- Education: Memorial University of Newfoundland, University of Oxford
- Scientific career
- Fields: Experimental Atmospheric Physics
- Workplaces: University of Toronto
- Thesis: Spectral parameters of methane for remote sounding of the Jovian atmosphere (1992)
- Doctoral advisor: F. W Taylor
- Website: Research website

= Kimberly Strong =

Atmospheric physicist

Kimberly "Kim" E. Strong is an atmospheric physicist and the first woman to serve as chair of the Department of Physics at the University of Toronto. Her research involves studying stratospheric ozone chemistry, climate, and air quality using ground-based, balloon-borne and satellite instruments.

== Early life and education ==
Strong received a Bachelor of Science in physics from the Memorial University of Newfoundland in 1986. Strong was interested in fields that applied physics to larger problems, eventually deciding to focus on atmospheric physics for graduate studies. Supervised by Fred Taylor at the University of Oxford, she performed near-infrared spectroscopy in the lab, mimicking conditions in the atmosphere of Jupiter, in preparation for the Galileo spacecraft's arrival at Jupiter in 1995. She received a D.Phil. in 1992 from the Atmospheric, Oceanic, and Planetary Physics Group at the University of Oxford. During her time at Oxford, she was a student at the first International Space University Summer Session Program in 1988 and then returned as a staff member in 1990.

== Career ==
After graduating with a doctorate, Strong moved to the University of Cambridge, where she was a postdoctoral research associate from 1992 to 1994. In 1994, she returned to Canada, becoming a postdoctoral research associate at the Centre for Atmospheric Chemistry at York University in Toronto. One year later, she joined the faculty at York, becoming an assistant professor in the Department of Earth and Atmospheric Science. In 1996, she moved to the University of Toronto Department of Physics. She was the only female faculty member in the department at the time. She was promoted to associate professor in 2001 and full professor in 2006.

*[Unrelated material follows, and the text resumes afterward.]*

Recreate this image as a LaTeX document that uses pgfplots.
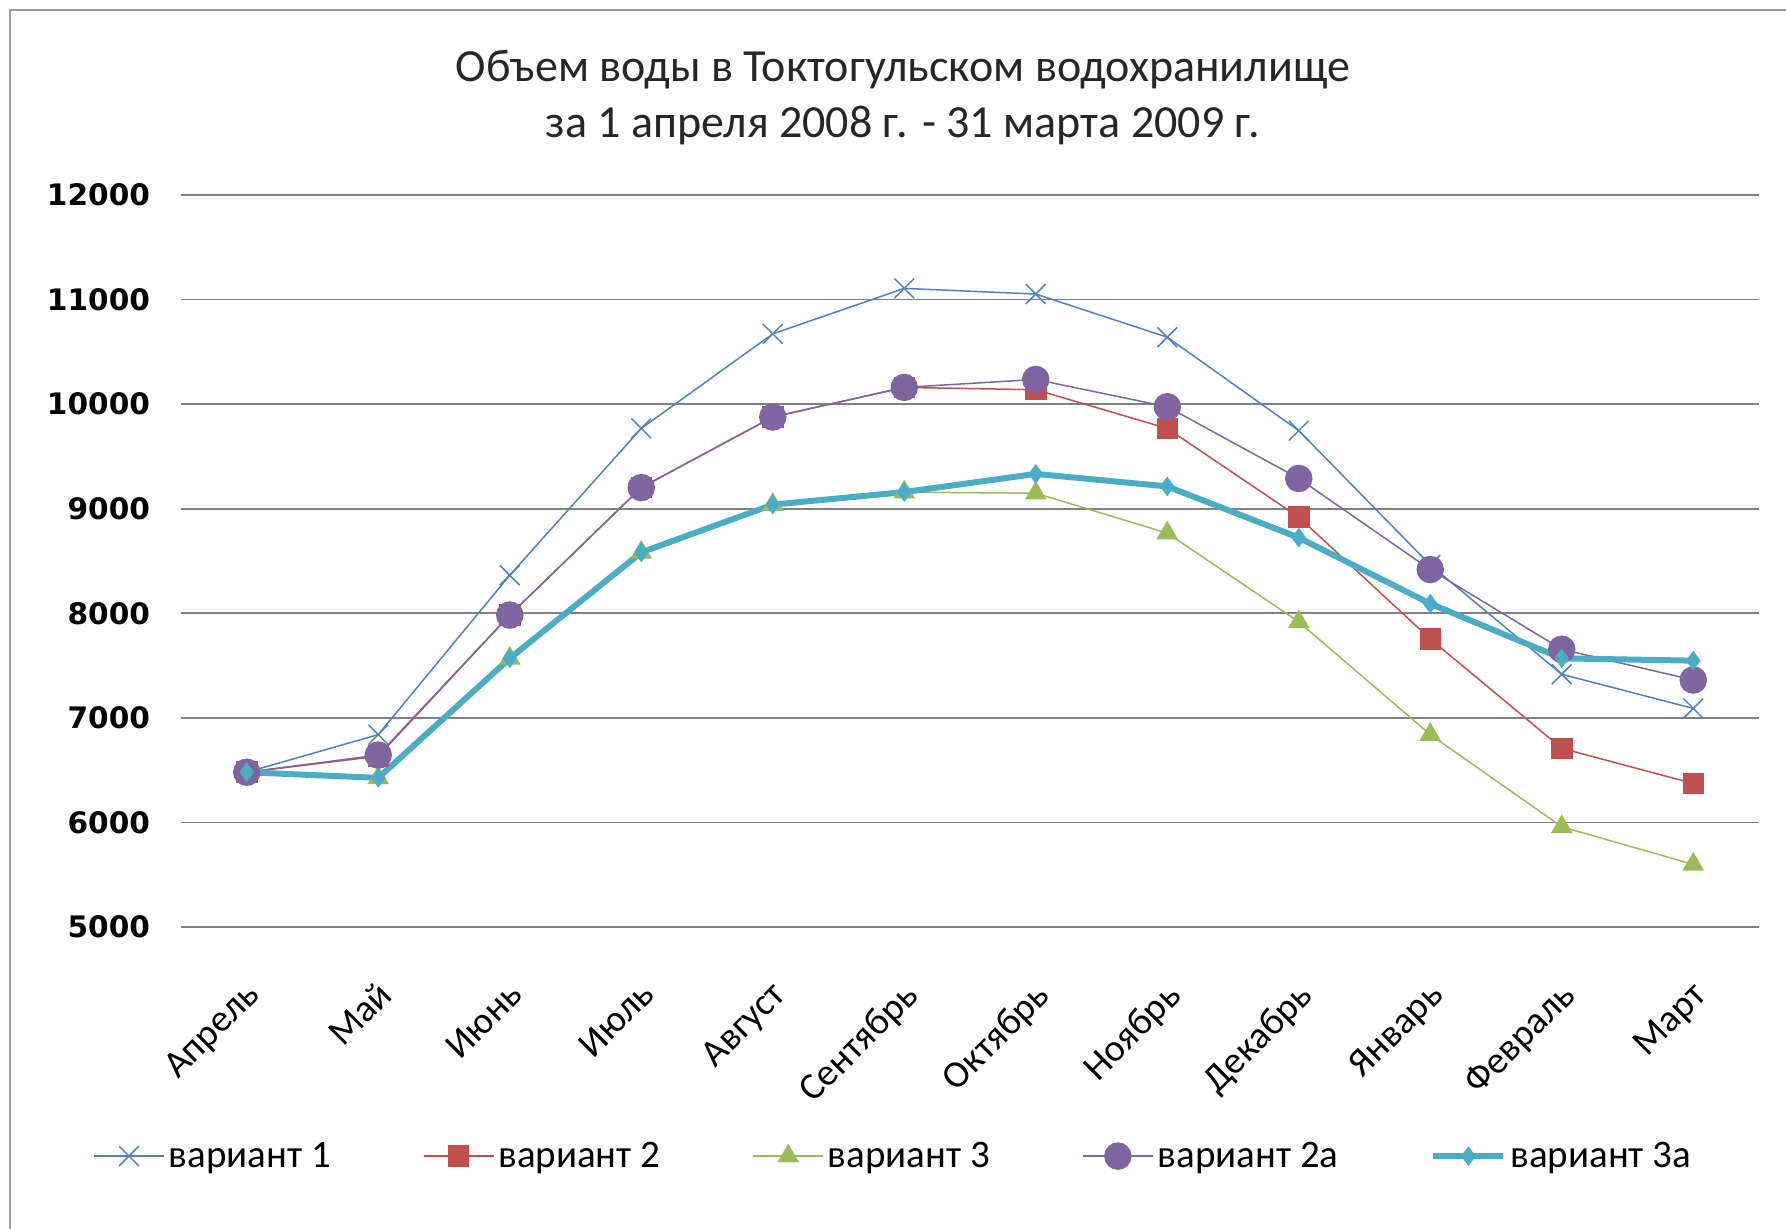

After her graduate studies, Strong's research interests turned to Earth's atmosphere. Strong was the principal investigator of the Middle Atmosphere Nitrogen TRend Assessment (MANTRA) project from 1998 to 2006. This collaboration used a series of high-altitude balloon flights to measure trace gasses in the stratosphere over North America, including mid-latitude stratospheric ozone and compounds of nitrogen and chlorine that interact with ozone in the upper atmosphere.

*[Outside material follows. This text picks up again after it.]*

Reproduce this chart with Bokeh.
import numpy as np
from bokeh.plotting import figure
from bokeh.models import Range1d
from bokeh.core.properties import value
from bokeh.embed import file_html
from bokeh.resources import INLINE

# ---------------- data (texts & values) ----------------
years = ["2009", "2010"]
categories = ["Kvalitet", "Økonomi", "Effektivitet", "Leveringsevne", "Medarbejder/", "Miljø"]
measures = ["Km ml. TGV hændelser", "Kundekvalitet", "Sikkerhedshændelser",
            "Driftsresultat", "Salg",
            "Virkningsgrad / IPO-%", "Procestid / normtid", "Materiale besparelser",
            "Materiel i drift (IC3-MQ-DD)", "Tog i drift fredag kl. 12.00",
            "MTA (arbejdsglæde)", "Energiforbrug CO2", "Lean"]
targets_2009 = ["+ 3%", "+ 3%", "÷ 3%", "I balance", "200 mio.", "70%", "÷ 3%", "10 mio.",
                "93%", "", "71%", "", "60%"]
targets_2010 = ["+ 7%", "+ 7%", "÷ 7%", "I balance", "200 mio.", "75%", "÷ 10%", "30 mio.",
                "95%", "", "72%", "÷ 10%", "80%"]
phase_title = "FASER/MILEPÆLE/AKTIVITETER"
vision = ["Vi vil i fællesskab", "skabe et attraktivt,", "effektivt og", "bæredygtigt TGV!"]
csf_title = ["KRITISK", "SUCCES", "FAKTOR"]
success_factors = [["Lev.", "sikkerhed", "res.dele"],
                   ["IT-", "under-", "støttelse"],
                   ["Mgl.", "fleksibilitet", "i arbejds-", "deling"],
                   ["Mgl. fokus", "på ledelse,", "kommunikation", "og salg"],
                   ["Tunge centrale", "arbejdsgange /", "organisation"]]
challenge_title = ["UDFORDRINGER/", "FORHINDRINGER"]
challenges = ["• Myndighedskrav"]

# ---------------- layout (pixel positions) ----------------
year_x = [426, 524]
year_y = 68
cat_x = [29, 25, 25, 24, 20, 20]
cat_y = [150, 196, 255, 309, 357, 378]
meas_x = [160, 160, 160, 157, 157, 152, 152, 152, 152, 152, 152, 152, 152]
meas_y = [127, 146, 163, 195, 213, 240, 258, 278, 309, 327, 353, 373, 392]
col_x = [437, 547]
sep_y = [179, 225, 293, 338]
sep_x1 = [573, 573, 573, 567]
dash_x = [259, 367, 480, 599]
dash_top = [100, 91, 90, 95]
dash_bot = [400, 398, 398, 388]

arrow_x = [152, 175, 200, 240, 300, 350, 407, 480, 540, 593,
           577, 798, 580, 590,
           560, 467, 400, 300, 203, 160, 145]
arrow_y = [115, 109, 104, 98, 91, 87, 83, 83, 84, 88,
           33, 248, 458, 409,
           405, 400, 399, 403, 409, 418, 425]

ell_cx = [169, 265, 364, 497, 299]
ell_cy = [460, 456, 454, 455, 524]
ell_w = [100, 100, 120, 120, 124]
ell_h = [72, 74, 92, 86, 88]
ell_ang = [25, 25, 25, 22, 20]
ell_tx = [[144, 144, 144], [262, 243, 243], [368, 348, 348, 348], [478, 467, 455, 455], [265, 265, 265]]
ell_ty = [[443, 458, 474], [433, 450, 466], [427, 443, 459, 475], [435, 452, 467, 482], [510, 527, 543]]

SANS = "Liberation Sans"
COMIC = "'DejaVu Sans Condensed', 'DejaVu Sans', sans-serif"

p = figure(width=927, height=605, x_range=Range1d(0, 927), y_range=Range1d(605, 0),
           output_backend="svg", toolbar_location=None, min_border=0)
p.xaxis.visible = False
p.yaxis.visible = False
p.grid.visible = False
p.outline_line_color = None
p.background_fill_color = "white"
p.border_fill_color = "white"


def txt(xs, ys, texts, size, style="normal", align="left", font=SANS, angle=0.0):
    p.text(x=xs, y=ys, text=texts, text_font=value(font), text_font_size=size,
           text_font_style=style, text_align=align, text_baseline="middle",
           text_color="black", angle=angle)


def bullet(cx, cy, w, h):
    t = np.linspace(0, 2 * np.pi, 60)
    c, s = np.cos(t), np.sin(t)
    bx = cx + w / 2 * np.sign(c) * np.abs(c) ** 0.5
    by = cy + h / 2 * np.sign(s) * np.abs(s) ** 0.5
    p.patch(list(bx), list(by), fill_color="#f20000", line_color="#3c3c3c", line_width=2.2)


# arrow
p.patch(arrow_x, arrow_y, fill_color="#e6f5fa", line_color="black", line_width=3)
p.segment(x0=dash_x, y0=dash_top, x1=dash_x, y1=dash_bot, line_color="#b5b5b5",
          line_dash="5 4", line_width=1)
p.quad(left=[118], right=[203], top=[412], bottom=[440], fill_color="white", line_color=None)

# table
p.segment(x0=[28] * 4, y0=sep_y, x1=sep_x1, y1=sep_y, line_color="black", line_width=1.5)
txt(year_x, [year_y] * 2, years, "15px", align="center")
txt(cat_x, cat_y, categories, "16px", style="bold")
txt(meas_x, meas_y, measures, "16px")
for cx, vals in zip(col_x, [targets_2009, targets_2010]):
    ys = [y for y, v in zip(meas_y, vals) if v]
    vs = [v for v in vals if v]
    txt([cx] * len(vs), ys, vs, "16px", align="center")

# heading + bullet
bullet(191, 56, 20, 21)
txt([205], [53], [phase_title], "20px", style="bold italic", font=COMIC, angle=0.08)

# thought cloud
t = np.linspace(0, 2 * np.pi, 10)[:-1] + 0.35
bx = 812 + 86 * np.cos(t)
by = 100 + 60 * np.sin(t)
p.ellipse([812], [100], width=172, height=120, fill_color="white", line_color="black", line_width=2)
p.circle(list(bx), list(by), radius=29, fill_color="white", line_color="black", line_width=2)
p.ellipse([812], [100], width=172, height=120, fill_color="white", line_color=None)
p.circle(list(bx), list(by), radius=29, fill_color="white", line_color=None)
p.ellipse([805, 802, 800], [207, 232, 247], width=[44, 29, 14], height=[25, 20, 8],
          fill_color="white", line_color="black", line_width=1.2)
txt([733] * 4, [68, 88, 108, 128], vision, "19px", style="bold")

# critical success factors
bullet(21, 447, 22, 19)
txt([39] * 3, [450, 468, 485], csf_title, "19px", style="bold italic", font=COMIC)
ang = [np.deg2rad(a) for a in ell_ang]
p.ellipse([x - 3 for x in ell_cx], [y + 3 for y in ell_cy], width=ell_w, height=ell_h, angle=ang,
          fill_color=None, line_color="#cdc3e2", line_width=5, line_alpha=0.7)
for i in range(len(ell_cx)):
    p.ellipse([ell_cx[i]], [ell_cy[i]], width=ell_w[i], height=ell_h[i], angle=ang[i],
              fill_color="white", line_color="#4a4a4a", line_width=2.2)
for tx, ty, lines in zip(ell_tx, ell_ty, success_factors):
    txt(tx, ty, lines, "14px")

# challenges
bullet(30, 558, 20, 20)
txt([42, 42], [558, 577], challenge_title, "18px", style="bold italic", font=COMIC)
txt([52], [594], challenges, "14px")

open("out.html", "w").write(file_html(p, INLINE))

Strong has traveled to Eureka, Nunavut since 1999 to conduct research in the Canadian high arctic. She was one of the founders of the Canadian Network for the Detection of Atmospheric Change (CANDAC) which established the Polar Environment Atmospheric Research Laboratory (PEARL) on Ellesmere Island in 2005. The PEARL station provides long-term monitoring of the Arctic atmosphere and data to track its evolution and variability. She was the director of the NSERC CREATE Training Program in Arctic Atmospheric Science, which ran from 2010 to 2016. This program provided students and postdoctoral fellows with training in Arctic atmospheric science.

Strong founded the University of Toronto Atmospheric Observatory (TAO) in 2001, which monitors trace gasses in the stratosphere and troposphere from the roof of the McLennan Physical Laboratories Burton Tower at the University of Toronto. She is also the principal investigator of the Canadian Fourier transform infrared (FTIR) spectrometer Observing Network (CAFTON), which uses several monitoring stations across Canada, including TAO, to measure gasses and monitor changes in the atmosphere.

In 2010, she was a visiting fellow at the Centre for Atmospheric Chemistry at the University of Wollongong in Australia.

Strong was the director of the School of the Environment at the University of Toronto from 2013 to 2018. She also served as vice-president (2018-2019) and is the current president of the Canadian Meteorological and Oceanographic Society. In July 2019, she began a 5-year term as the chair of the Department of Physics at the University of Toronto, the first woman to hold the position. She joined the board of directors of the SNOLAB Institute in July 2019.

Strong is a member of the Centre for Global Change Science and the Graduate Faculty of the School of the Environment at the University of Toronto.